Identify the lines that include the word "this", then copy all of them.

==========

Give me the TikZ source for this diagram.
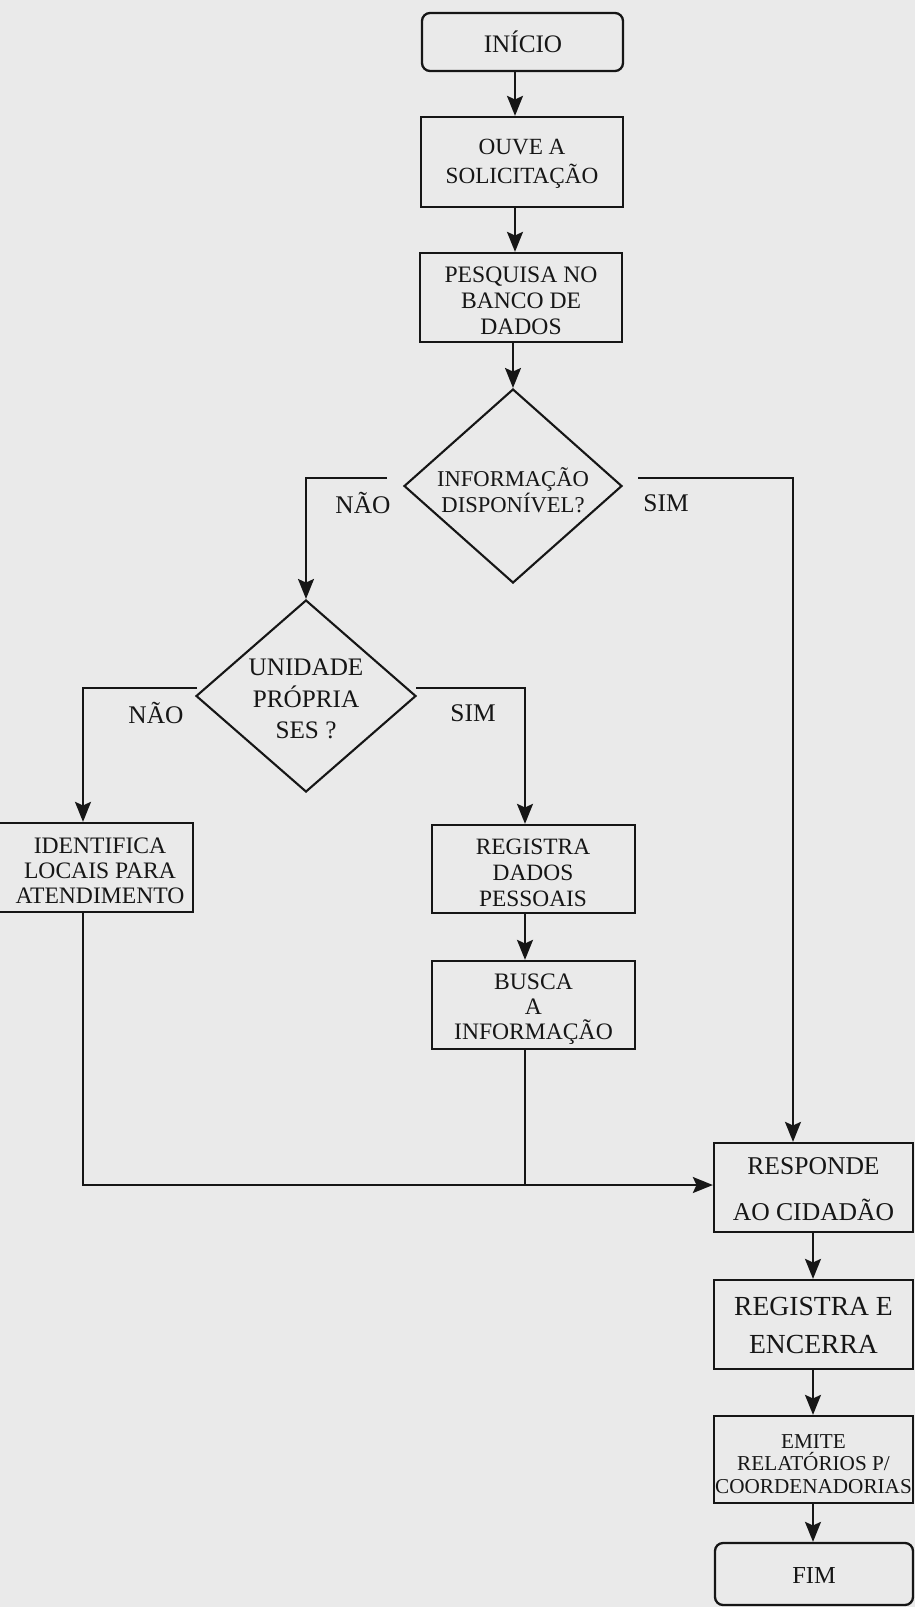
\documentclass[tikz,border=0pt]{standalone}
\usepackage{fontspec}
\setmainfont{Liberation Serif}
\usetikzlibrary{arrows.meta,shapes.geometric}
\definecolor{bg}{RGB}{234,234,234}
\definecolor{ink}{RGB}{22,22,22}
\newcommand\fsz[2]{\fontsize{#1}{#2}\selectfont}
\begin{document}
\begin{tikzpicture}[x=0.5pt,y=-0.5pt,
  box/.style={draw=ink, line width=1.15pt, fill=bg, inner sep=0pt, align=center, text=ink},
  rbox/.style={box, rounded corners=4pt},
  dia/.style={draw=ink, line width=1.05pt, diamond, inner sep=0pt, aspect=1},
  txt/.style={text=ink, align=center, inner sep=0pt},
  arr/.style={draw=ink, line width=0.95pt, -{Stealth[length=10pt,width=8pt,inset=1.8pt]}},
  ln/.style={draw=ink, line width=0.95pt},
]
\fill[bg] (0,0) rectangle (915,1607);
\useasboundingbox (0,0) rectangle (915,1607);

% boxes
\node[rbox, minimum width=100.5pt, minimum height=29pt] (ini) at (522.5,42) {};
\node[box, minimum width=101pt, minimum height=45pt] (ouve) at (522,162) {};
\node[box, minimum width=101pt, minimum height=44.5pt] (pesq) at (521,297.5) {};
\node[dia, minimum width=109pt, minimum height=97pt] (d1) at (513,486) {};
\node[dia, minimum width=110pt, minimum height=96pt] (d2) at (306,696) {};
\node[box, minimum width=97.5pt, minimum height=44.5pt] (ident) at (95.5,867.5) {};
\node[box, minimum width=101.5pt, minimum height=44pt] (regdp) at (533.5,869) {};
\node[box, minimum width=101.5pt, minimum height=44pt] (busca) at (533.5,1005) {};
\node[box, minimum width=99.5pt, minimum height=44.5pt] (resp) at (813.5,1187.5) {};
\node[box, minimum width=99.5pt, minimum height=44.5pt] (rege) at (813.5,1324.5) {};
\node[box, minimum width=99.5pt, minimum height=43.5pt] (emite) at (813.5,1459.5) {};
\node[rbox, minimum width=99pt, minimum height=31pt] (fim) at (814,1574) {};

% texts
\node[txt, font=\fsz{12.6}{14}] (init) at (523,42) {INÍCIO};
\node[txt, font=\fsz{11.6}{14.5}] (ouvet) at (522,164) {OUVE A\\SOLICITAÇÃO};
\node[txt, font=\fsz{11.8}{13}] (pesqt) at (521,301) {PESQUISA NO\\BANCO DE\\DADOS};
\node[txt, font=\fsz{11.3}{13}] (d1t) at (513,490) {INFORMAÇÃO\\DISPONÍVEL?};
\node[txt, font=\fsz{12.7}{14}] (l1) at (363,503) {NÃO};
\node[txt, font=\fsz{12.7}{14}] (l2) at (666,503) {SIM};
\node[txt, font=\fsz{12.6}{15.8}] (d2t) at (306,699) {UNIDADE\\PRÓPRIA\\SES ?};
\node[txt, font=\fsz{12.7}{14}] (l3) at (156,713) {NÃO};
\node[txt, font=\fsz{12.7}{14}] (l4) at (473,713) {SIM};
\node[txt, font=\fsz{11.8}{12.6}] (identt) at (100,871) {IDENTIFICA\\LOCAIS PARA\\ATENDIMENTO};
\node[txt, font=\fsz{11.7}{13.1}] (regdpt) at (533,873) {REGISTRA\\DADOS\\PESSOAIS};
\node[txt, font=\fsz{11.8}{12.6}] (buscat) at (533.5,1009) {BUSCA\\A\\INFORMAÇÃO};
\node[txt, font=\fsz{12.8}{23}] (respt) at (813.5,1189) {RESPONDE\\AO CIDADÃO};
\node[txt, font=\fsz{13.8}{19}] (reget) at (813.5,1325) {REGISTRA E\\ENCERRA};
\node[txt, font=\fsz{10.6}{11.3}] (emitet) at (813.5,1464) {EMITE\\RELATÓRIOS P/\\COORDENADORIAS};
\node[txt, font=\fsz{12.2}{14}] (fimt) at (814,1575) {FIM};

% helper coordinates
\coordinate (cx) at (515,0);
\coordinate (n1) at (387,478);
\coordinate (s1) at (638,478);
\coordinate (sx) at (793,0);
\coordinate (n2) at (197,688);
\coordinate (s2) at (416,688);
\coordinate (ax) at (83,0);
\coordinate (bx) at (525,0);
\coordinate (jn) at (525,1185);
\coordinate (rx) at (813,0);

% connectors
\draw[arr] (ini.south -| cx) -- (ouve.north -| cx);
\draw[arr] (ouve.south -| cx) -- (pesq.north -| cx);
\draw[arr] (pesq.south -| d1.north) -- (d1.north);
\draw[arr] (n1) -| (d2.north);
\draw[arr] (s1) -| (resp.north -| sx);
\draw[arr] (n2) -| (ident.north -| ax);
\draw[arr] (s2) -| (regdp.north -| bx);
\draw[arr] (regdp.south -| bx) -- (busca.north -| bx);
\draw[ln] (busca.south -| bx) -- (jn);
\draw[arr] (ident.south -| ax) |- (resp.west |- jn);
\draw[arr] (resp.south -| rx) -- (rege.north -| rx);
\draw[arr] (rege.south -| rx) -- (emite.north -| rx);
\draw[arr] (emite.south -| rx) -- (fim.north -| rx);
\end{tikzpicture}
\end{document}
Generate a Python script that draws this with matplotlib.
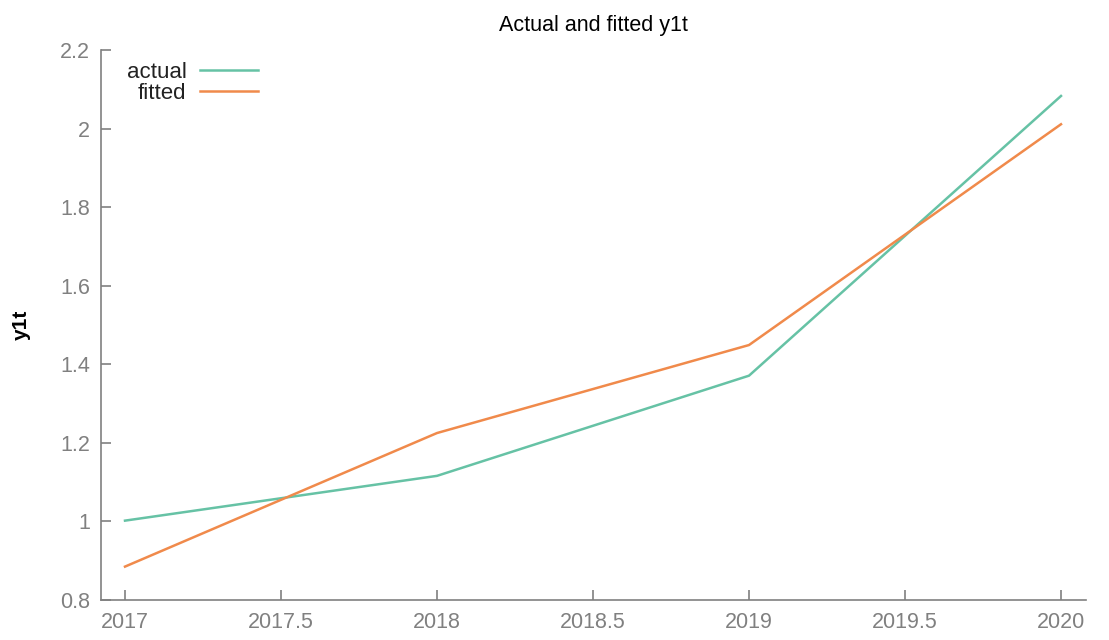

==========

§ Complete answer
Give me the TikZ source for this diagram.
Generate a Python script that draws this with matplotlib.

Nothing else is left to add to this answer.